Em dia com o Machado 391:
Vivendo como porco(Jó)
Disse Jesus: — “Não deiteis
as coisas santas aos cães, nem atireis vossas pérolas aos porcos” (Mateus, 7:
6).
Os evangelhos citam diversas frases de Jesus
que nos demonstram o Amor Divino pelos vegetais e animais, como aquela em que
Ele recomenda-nos não nos preocupar com o dia de amanhã, pois até as aves do
céu e os lírios do campo são objeto da previdência e providência do Pai.
Em seguida, ressalta que o zelo de Deus é
muito maior conosco, seus filhos, do que com os demais seres da criação.
Os Espíritos já haviam informado a
Kardec sobre a questão da evolução do ser, da inércia aparente à condição
moral. No reino mineral, a matéria é “inerte”; no reino vegetal, surge a
sensibilidade e a vitalidade, junto da “matéria inerte”; no animal, estão
presentes a “matéria inerte”, a “vitalidade” e “uma espécie de inteligência
instintiva, limitada, e a consciência de sua existência e de sua
individualidade”. Por fim, o ser individualizado adquire “consciência do seu
futuro, percepção das coisas extramateriais e o conhecimento de Deus” (questão
585 d’O Livro dos Espíritos). É este o ser humano.

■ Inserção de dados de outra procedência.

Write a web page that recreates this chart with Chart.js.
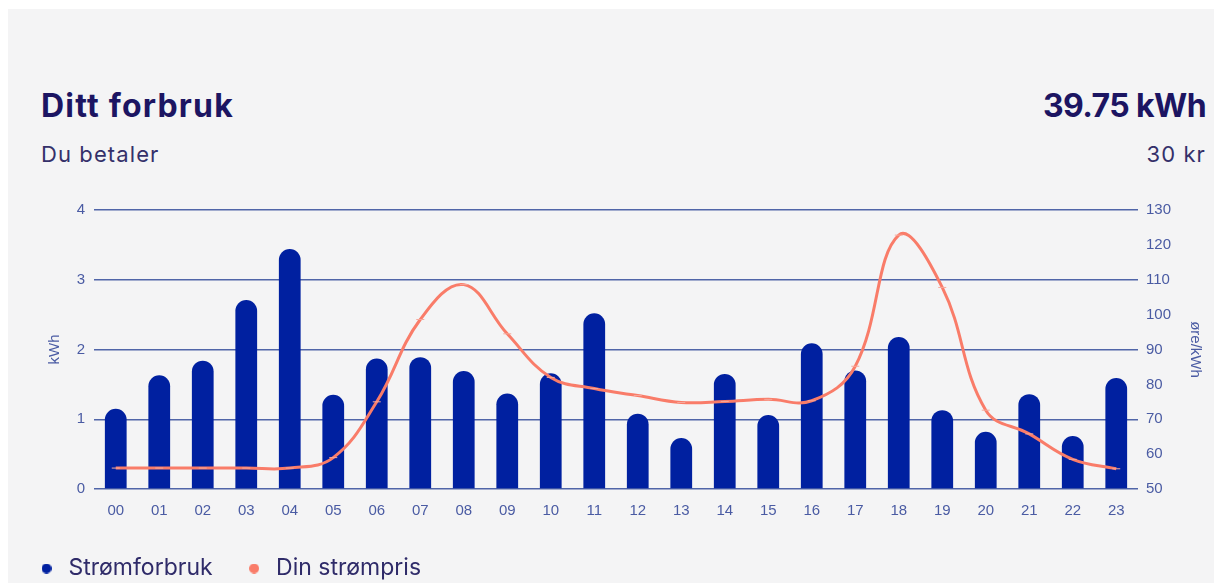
<!DOCTYPE html>
<html>
<head>
<meta charset="utf-8">
<script src="https://cdn.jsdelivr.net/npm/chart.js@4.4.1/dist/chart.umd.min.js"></script>
<style>
  html, body { margin: 0; padding: 0; background: #ffffff; width: 1214px; height: 583px; overflow: hidden; }
  #card { position: absolute; left: 8px; top: 9px; width: 1206px; height: 574px; background: #f4f4f5; }
  .txt { position: absolute; font-family: Inter, "Noto Sans", sans-serif; white-space: nowrap; line-height: 1; }
  #title { left: 41px; top: 90px; font-size: 32px; font-weight: 700; letter-spacing: 1.2px; color: #1c1562; }
  #total { right: 8px; top: 90px; font-size: 32px; font-weight: 700; letter-spacing: -0.6px; color: #1c1562; }
  #sub { left: 41px; top: 143px; font-size: 22px; font-weight: 400; letter-spacing: 1.1px; color: #34306a; }
  #cost { right: 8px; top: 143px; font-size: 22px; font-weight: 400; letter-spacing: 1.1px; color: #34306a; }
  #wrap { position: absolute; left: 0; top: 0; width: 1214px; height: 583px; }
</style>
</head>
<body>
<div id="card"></div>
<div class="txt" id="title">Ditt forbruk</div>
<div class="txt" id="total">39.75 kWh</div>
<div class="txt" id="sub">Du betaler</div>
<div class="txt" id="cost">30 kr</div>
<div id="wrap"><canvas id="c" width="1214" height="583"></canvas></div>
<script>
const hours = ['00','01','02','03','04','05','06','07','08','09','10','11','12','13','14','15','16','17','18','19','20','21','22','23'];
const consumptionKWh = [1.15,1.63,1.84,2.71,3.44,1.35,1.87,1.89,1.69,1.37,1.66,2.52,1.08,0.73,1.65,1.06,2.09,1.70,2.18,1.13,0.82,1.36,0.76,1.59];
const priceOre = [56,56,56,56,56,59,75,98.6,108.6,94.5,82,78.8,76.8,74.8,75.1,75.7,75.3,85.2,122.8,107.8,72.6,65.8,58.5,55.8];
const kwhTicks = [0,1,2,3,4];
const priceTicks = [50,60,70,80,90,100,110,120,130];
const seriesNames = ['Strømforbruk','Din strømpris'];

const BAR = '#0020a0';
const LINE = '#f97c69';
const TICK = '#4a5ba3';
const GRID = '#5065a8';

function dot(color, d) {
  const cv = document.createElement('canvas');
  cv.width = d; cv.height = d;
  const x = cv.getContext('2d');
  x.fillStyle = color;
  x.beginPath(); x.arc(d/2, d/2, d/2, 0, Math.PI*2); x.fill();
  return cv;
}
const dots = [dot(BAR, 10), dot(LINE, 10)];

const tickFont = { family: '"Liberation Sans", Arial, sans-serif', size: 15 };

new Chart(document.getElementById('c'), {
  data: {
    labels: hours,
    datasets: [
      {
        type: 'line',
        label: seriesNames[1],
        data: priceOre,
        yAxisID: 'yPrice',
        borderColor: LINE,
        backgroundColor: LINE,
        borderWidth: 3,
        tension: 0.4,
        pointStyle: 'line',
        pointRadius: 4,
        pointBorderWidth: 1,
        pointBorderColor: '#f7a89b',
        order: 0
      },
      {
        type: 'bar',
        label: seriesNames[0],
        data: consumptionKWh,
        yAxisID: 'yKwh',
        backgroundColor: BAR,
        borderRadius: 11,
        borderSkipped: 'start',
        barPercentage: 0.5,
        categoryPercentage: 1.0,
        order: 1
      }
    ]
  },
  options: {
    responsive: false,
    animation: false,
    layout: { padding: { left: 5, right: 0, top: 210, bottom: -7 } },
    plugins: {
      tooltip: { enabled: false },
      legend: {
        position: 'bottom',
        align: 'start',
        reverse: true,
        labels: {
          usePointStyle: true,
          boxWidth: 21,
          boxHeight: 21,
          padding: 31,
          color: '#2f2b69',
          font: { family: 'Inter, "Noto Sans", sans-serif', size: 23 },
          generateLabels: (chart) => {
            const items = Chart.defaults.plugins.legend.labels.generateLabels(chart);
            items.forEach(it => { it.pointStyle = it.datasetIndex === 1 ? dots[0] : dots[1]; });
            return items;
          }
        }
      }
    },
    scales: {
      x: {
        grid: { display: false, drawTicks: false },
        border: { display: false },
        ticks: { color: TICK, font: tickFont, padding: 12.6, maxRotation: 0 },
        afterFit: (s) => { s.height = 37; }
      },
      yKwh: {
        position: 'left',
        min: 0, max: 4,
        afterBuildTicks: (s) => { s.ticks = kwhTicks.map(v => ({ value: v })); },
        grid: { color: GRID, lineWidth: 1.5, drawTicks: false },
        border: { display: false },
        ticks: { color: TICK, font: tickFont, padding: 9 },
        title: { display: true, text: 'kWh', color: TICK, font: tickFont, padding: { top: 40.5, bottom: 0 } },
        afterFit: (s) => { s.width = 89; }
      },
      yPrice: {
        position: 'right',
        min: 50, max: 130,
        afterBuildTicks: (s) => { s.ticks = priceTicks.map(v => ({ value: v })); },
        grid: { display: false, drawTicks: false },
        border: { display: false },
        ticks: { color: TICK, font: tickFont, padding: 8 },
        title: { display: true, text: 'øre/kWh', color: TICK, font: tickFont, padding: { top: 10, bottom: 0 } },
        afterFit: (s) => { s.width = 76; }
      }
    }
  }
});
</script>
</body>
</html>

Ou seja, as plantas não “têm consciência
de sua existência”, pois “só têm a vida orgânica” (op. cit., q. 586).
Alguns animais são dotados pela natureza de capacidade física superior à dos
homens, mas agem predominantemente por instinto, embora muitos já demonstrem
“vontade determinada” e “inteligência limitada” às suas necessidades materiais
(id., q. 593). Seu “desenvolvimento intelectual”, entretanto, “sempre
bastante limitado, é devido à ação do homem sobre uma natureza maleável, pois
não há nenhum progresso que lhe seja próprio” (id, ibid.), ao contrário
do que ocorre com os seres humanos.
Algo muito louvável em nosso tempo é o
respeito e os cuidados que a Sociedade Protetora dos Animais tem
empreendido na defesa da vida e do bem-estar de nossos irmãos inferiores,
em especial, cães e gatos. O Brasil é o segundo país do mundo em número de
animais de estimação. Dentre 74 milhões destes, 70% são cães e 30% são gatos.
Já disse aqui, certa vez, que me
entristeci com o que ouvi de pessoa
possuidora de considerável teoria espiritual, mas que pôs o direito
canino acima da justiça humana: “— Se me deparasse com um cachorrinho se
afogando e com uma criança na mesma situação, e tivesse de escolher quem
salvar, optaria por salvar o cachorro, pois a criança pode estar passando por
uma expiação, e o animal, não”. Conhecimento incompleto sobre a Justiça Divina,
que, se nos põe ante tal situação, é para que salvemos a criança em primeiro
lugar.
Fiz pesquisa, também, sobre o número de órfãos
que aguardam adoção em nosso país: 47.000 crianças e adolescentes.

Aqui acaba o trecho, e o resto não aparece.